The Jews were also politically discriminated against as laws were laid excluding them from government jobs which introduced the “Aryan clause” this would have caused some upset with the Jews as they would think that their views were no longer taken into account and that they could not make a difference in Germany. To put things simply about political discrimination I would say that the Jews were not allowed to have any high ranking or important position in the German government.
The Jews were also economically discriminated against with the first official boycotts of Jewish shops and professions taking place from April 1933 onwards. Not only would this have been bad for business but this would have also caused the loss of Jewish jobs and created a bad atmosphere for all Jews with professions that were targeted. In 1938 a decree was passed to eliminate Jews from economic life, they were banned from shops, businesses and all trade. This would have destroyed the lives of many Jewish businessmen and sent them into the gutter.
Kristallnacht took place on November 9th 1938 and was a mixture of social, economic and educational persecution. Hundreds of shops and department stores had their windows smashed and their contents looted and destroyed while Jewish homes were broken into and vandalized. This had a social and economic effect on the Jews, it was hard for them to understand what or why this was happening to them. Around 25,000 men were rounded up and later sent to concentration camps this would have been devastating to the Jewish community, to have so many of the men they would have relied on for support to be simply taken away was shocking to the Jewish community. Jewish school children were also rounded up from schools and taken away.

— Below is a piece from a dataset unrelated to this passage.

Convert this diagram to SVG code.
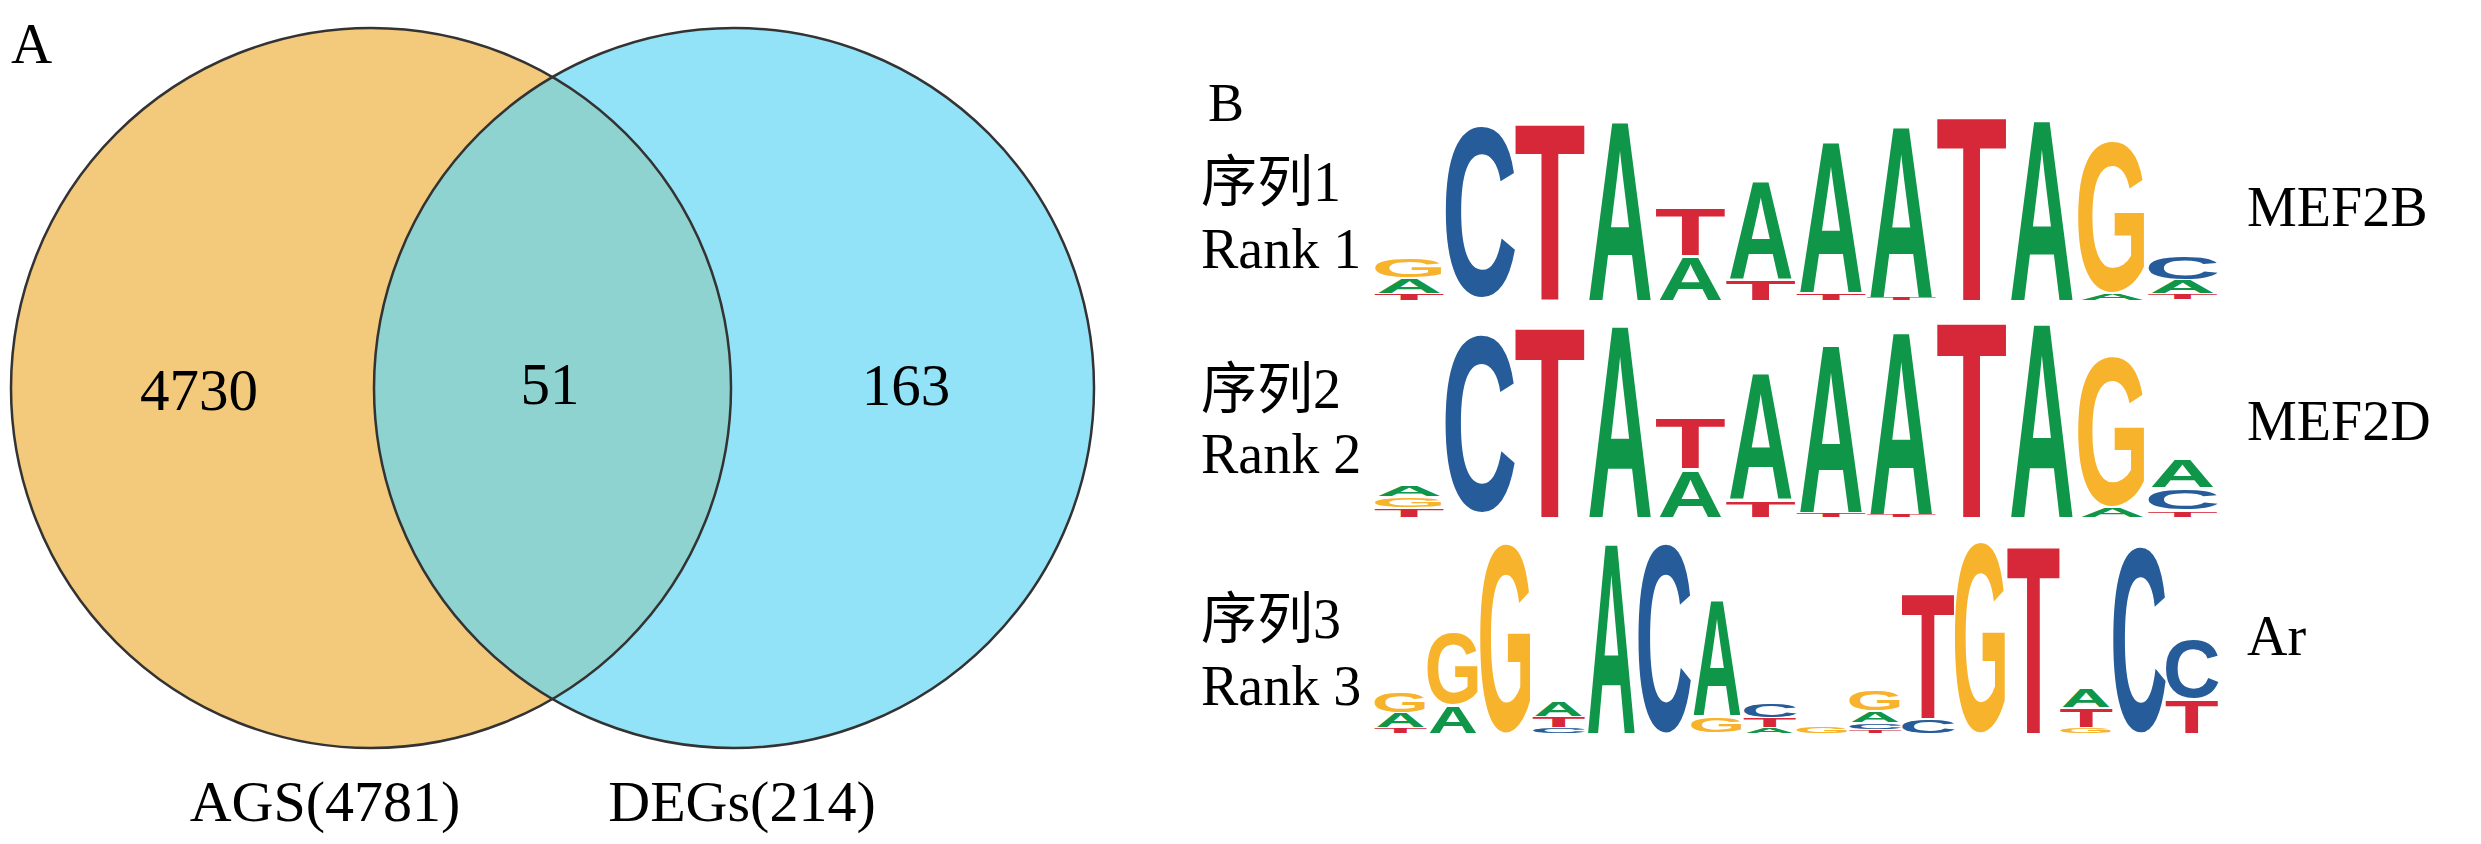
<svg xmlns="http://www.w3.org/2000/svg" width="2481" height="844" viewBox="0 0 2481 844">
<style>
.t{font-family:"Liberation Serif","Times New Roman","Noto Sans CJK SC",serif;fill:#000}
.lg{font-family:"Liberation Sans",Arial,sans-serif;font-weight:bold;font-size:100px;text-anchor:middle}
.a{fill:#109648}.c{fill:#255C99}.g{fill:#F7B32B}.tt{fill:#D62839}
.edge{fill:none;stroke:#333;stroke-width:2.5}
</style>
<rect width="2481" height="844" fill="#fff"/>
<g id="panelA">
<text class="t" x="11" y="63" font-size="57">A</text>
<g id="venn">
<circle id="setAGS" cx="371" cy="388" r="360" fill="#F3C97B"/>
<circle id="setDEGs" cx="734" cy="388" r="360" fill="#92E3F8"/>
<path id="overlap" d="M552.5,77.1 A360,360 0 0 1 552.5,698.9 A360,360 0 0 1 552.5,77.1 Z" fill="#8FD3D0"/>
<circle class="edge" cx="371" cy="388" r="360"/>
<circle class="edge" cx="734" cy="388" r="360"/>
</g>
<g class="t" font-size="59" text-anchor="middle">
<text x="199" y="410">4730</text>
<text x="550" y="404">51</text>
<text x="906" y="405">163</text>
</g>
<g class="t" font-size="58" text-anchor="middle">
<text x="325" y="821">AGS(4781)</text>
<text x="742" y="821">DEGs(214)</text>
</g>
</g>
<g id="panelB">
<text class="t" x="1208" y="121" font-size="54">B</text>
<g class="t" font-size="56">
<text x="1201" y="201">序列1</text>
<text x="1201" y="268">Rank 1</text>
<text x="1201" y="408">序列2</text>
<text x="1201" y="473">Rank 2</text>
<text x="1201" y="638">序列3</text>
<text x="1201" y="705">Rank 3</text>
<text x="2247" y="226">MEF2B</text>
<text x="2247" y="440">MEF2D</text>
<text x="2247" y="655">Ar</text>
</g>
<g id="logo1">
<text class="lg tt" transform="translate(1409.2 300) scale(1.166 0.0838)">T</text>
<text class="lg a" transform="translate(1409.2 293) scale(0.914 0.2095)">A</text>
<text class="lg g" transform="translate(1409.2 276.7) scale(0.973 0.2568)">G</text>
<text class="lg c" transform="translate(1479.5 295.1) scale(1.056 2.392)">C</text>
<text class="lg tt" transform="translate(1549.8 300) scale(1.166 2.528)">T</text>
<text class="lg a" transform="translate(1620.1 300) scale(0.914 2.556)">A</text>
<text class="lg a" transform="translate(1690.4 300) scale(0.914 0.6145)">A</text>
<text class="lg tt" transform="translate(1690.4 255) scale(1.166 0.6704)">T</text>
<text class="lg tt" transform="translate(1760.7 300) scale(1.166 0.2793)">T</text>
<text class="lg a" transform="translate(1760.7 279) scale(0.914 1.3827)">A</text>
<text class="lg tt" transform="translate(1831 300) scale(1.166 0.0978)">T</text>
<text class="lg a" transform="translate(1831 292) scale(0.914 2.1508)">A</text>
<text class="lg tt" transform="translate(1901.3 300) scale(1.166 0.0419)">T</text>
<text class="lg a" transform="translate(1901.3 297) scale(0.914 2.4441)">A</text>
<text class="lg tt" transform="translate(1971.6 300) scale(1.166 2.6257)">T</text>
<text class="lg a" transform="translate(2041.9 300) scale(0.914 2.5838)">A</text>
<text class="lg a" transform="translate(2112.2 300) scale(0.914 0.0838)">A</text>
<text class="lg g" transform="translate(2112.2 290.4) scale(0.973 2.1081)">G</text>
<text class="lg tt" transform="translate(2182.5 299) scale(1.166 0.0698)">T</text>
<text class="lg a" transform="translate(2182.5 293) scale(0.914 0.1816)">A</text>
<text class="lg c" transform="translate(2182.5 278.6) scale(1.056 0.3108)">C</text>
</g>
<g id="logo2">
<text class="lg tt" transform="translate(1409.2 517) scale(1.166 0.1117)">T</text>
<text class="lg g" transform="translate(1409.2 506.8) scale(0.973 0.1351)">G</text>
<text class="lg a" transform="translate(1409.2 496) scale(0.914 0.1397)">A</text>
<text class="lg c" transform="translate(1479.5 510) scale(1.056 2.4865)">C</text>
<text class="lg tt" transform="translate(1549.8 517) scale(1.166 2.7235)">T</text>
<text class="lg a" transform="translate(1620.1 517) scale(0.914 2.7514)">A</text>
<text class="lg a" transform="translate(1690.4 517) scale(0.914 0.6564)">A</text>
<text class="lg tt" transform="translate(1690.4 468) scale(1.166 0.6983)">T</text>
<text class="lg tt" transform="translate(1760.7 517) scale(1.166 0.2235)">T</text>
<text class="lg a" transform="translate(1760.7 499) scale(0.914 1.8017)">A</text>
<text class="lg tt" transform="translate(1831 517) scale(1.166 0.0559)">T</text>
<text class="lg a" transform="translate(1831 512) scale(0.914 2.4022)">A</text>
<text class="lg tt" transform="translate(1901.3 517) scale(1.166 0.0279)">T</text>
<text class="lg a" transform="translate(1901.3 514) scale(0.914 2.6117)">A</text>
<text class="lg tt" transform="translate(1971.6 517) scale(1.166 2.7933)">T</text>
<text class="lg a" transform="translate(2041.9 517) scale(0.914 2.7793)">A</text>
<text class="lg a" transform="translate(2112.2 517) scale(0.914 0.1257)">A</text>
<text class="lg g" transform="translate(2112.2 504.4) scale(0.973 2.0946)">G</text>
<text class="lg tt" transform="translate(2182.5 517) scale(1.166 0.0698)">T</text>
<text class="lg c" transform="translate(2182.5 508.7) scale(1.056 0.2703)">C</text>
<text class="lg a" transform="translate(2182.5 487) scale(0.914 0.3911)">A</text>
</g>
<g id="logo3">
<text class="lg tt" transform="translate(1400.4 733) scale(0.883 0.0698)">T</text>
<text class="lg a" transform="translate(1400.4 727) scale(0.6925 0.1955)">A</text>
<text class="lg g" transform="translate(1400.4 711.7) scale(0.7375 0.2703)">G</text>
<text class="lg a" transform="translate(1453.1 733) scale(0.6925 0.3771)">A</text>
<text class="lg g" transform="translate(1453.1 702.8) scale(0.7375 1.0)">G</text>
<text class="lg g" transform="translate(1505.9 729.8) scale(0.7375 2.6486)">G</text>
<text class="lg c" transform="translate(1558.6 732.9) scale(0.8 0.0676)">C</text>
<text class="lg tt" transform="translate(1558.6 727) scale(0.883 0.1397)">T</text>
<text class="lg a" transform="translate(1558.6 716) scale(0.6925 0.1955)">A</text>
<text class="lg a" transform="translate(1611.4 733) scale(0.6925 2.7235)">A</text>
<text class="lg c" transform="translate(1664.1 729.8) scale(0.8 2.6486)">C</text>
<text class="lg g" transform="translate(1716.9 731.75) scale(0.7375 0.2027)">G</text>
<text class="lg a" transform="translate(1716.9 715) scale(0.6925 1.648)">A</text>
<text class="lg a" transform="translate(1769.6 733) scale(0.6925 0.0698)">A</text>
<text class="lg tt" transform="translate(1769.6 727) scale(0.883 0.1257)">T</text>
<text class="lg c" transform="translate(1769.6 716.8) scale(0.8 0.1892)">C</text>
<text class="lg g" transform="translate(1822.4 732.9) scale(0.7375 0.0946)">G</text>
<text class="lg tt" transform="translate(1875.1 733) scale(0.883 0.0419)">T</text>
<text class="lg c" transform="translate(1875.1 728.9) scale(0.8 0.0811)">C</text>
<text class="lg a" transform="translate(1875.1 722) scale(0.6925 0.1397)">A</text>
<text class="lg g" transform="translate(1875.1 709.7) scale(0.7375 0.2703)">G</text>
<text class="lg c" transform="translate(1927.9 732.8) scale(0.8 0.1892)">C</text>
<text class="lg tt" transform="translate(1927.9 718) scale(0.883 1.7877)">T</text>
<text class="lg g" transform="translate(1980.6 729.7) scale(0.7375 2.6757)">G</text>
<text class="lg tt" transform="translate(2033.4 733) scale(0.883 2.6816)">T</text>
<text class="lg g" transform="translate(2086.1 732.9) scale(0.7375 0.0676)">G</text>
<text class="lg tt" transform="translate(2086.1 727) scale(0.883 0.2654)">T</text>
<text class="lg a" transform="translate(2086.1 707) scale(0.6925 0.2514)">A</text>
<text class="lg c" transform="translate(2138.9 729.8) scale(0.8 2.6081)">C</text>
<text class="lg tt" transform="translate(2191.6 733) scale(0.883 0.4609)">T</text>
<text class="lg c" transform="translate(2191.6 697) scale(0.8 0.8243)">C</text>
</g>
</g>
</svg>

I think that by the time Kristallnacht had taken place the Jewish community had been hit in every way possible and Kristallnacht was the final step in persecution before it escalated to murder. Kristallnacht had a devastating effect on the Jews putting them below anyone else in Germany and the Jewish community saw this and understood that they would be targeted no matter if they stayed out of the way of the Nazis, which had been the general assumption before. I think that Kristallnacht was the final step in separating the Jewish community from the rest of Germany.